All the news that's fit to annotate 
 I must be getting jaded. These days, when I see a major newspaper or magazine piece on blogging, or The Future of News, or Living in a Connected World, I usually just scan it and move on.
 So, leave it up to fellow bloggers to read deeper and wax wiser on the topics.
 That happened twice last week, with the Wall Street Journal — one of three daily newspspers that show up in my driveway each morning. (The other two are the Santa Barbara News-Press and the Los Angeles Times.)
 First was Jon Udell's dismissal of How Old Media Can Survive In a New World, by Brian Steinberg. Steve Gillmor made Jon's piece required reading by Gang members for Friday's podcast. The summary paragraphs:
 Where journalism intersects with public agendas, its sources of raw information and opinion will increasingly be visible. That's a feature, not a bug! Not everyone can gather, dig, sift, sort, analyze, and synthesize. Most people rely on journalists to do these things because most people have other jobs to do. In a more transparent world, journalists will be able to probe more deeply and synthesize more powerfully -- and we will be able to trust and verify their methods.
 If you buy this argument, note that the burden of reform is not borne solely by Big Media. Yes, these institutions will need to engage with the blogosophere, but so will everyone who seeks to advance a public agenda. A while ago, Dave Winer nailed this. In a knowledge-based economy, narrating your work becomes part of everyone's job. That narration produces artifacts we call blogs. They'll transform Big Media, but only because they'll transform society.
 Second was Steven Streight's dismissal of Measuring the Impact of Blogs Requires More Than Counting, by Carl Bialik. A sample:
 This article sheds very little light on the subject of blogs. No mention of the significance of reader interaction via comments and email to the blog authors. No mention of the community building or activist aspects of blogs.
 What is said about the problems of defining, tracking, qualifying, and counting blogs is not new, nor is it very enlightening.
 It seems to me that the whole point of this article is to downplay the significance of blogs AS AN ADVERTISING MEDIUM.
 Steven concludes,
 Bloggers do a much better job promoting, questioning, and even harshing blogs than the lazy, lame MSM.
 I think the problem we're all wrestling with here isn't just the correct reporting of facts. It's dealing with responsibilities in growing what we know, which is much broader and deeper than facts alone. As Michael Polanyi pointed out, most of what we know isn't explicit. It's tacit. "We know more than we can tell," Michael Polanyi says. A lot more. And if the subject is one that grows and changes constantly, thinking out loud becomes at least as responsible as simple reporting.
 I wrote about this almost four years ago. Rather than repeat myself (and my many sources), I'll just point back there, and especially to this drawing by John Seely Brown (from this talk, which is, amazingly, still up):
 seely.jpg: jsb matrix
 Note the region in the lower right, where tacit and groups meet around genres and work practices. Then read what JSB says in that last link:
 ...on the Web there is seldom such a thing as just a consumer or just a producer. Basically, each of us is part consumer and part producer. We read and we write, we absorb and we critique, we listen and we tell stories, we help and we seek help. This is life on the Web. The boundaries between consuming and producing are fluid — the secret to many of the business models of Web-based commerce.
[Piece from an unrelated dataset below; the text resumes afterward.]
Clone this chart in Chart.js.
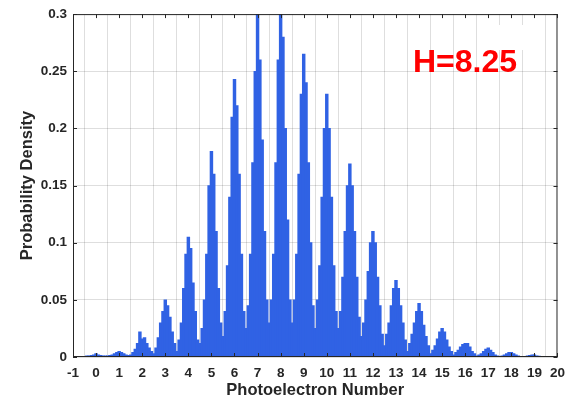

 From this perspective the Web does three things. First, the Web helps to establish a culture that honors the fluid boundaries between the production and consumption of knowledge, recognizing that knowledge can get produced wherever serious problems are being attacked and followed to their root. Second, with the Web, it is easier for experts — in the academy or in the firm — to casually interact with others and thus to act as mentors or advisors for students (or knowledge consumers) of any age — that is, folks that want to learn. Third, the Web provides infinite reach, rendering accessible resources far beyond the region; yet, the power of this reach is greatly enhanced when the results of this reach act as cross pollination, providing new grist, new points of view for communities of practice of the region.
 That was from 1999, when blogging was new and barely a blip on the mass media radar.
 What we know isn't a substance — "information" — we "deliver" like a daily newspaper. It isn't even a substance we "produce" and "consume." It's bigger and deeper than that. Blogs are ideal for making and changing minds. Also for rolling ideas like snowballs that grow with each new link, and each new contribution by other minds. That's way different than pumping "content" through a "medium."
 What are our responsibilities here? I think we're only beginning to visit that question.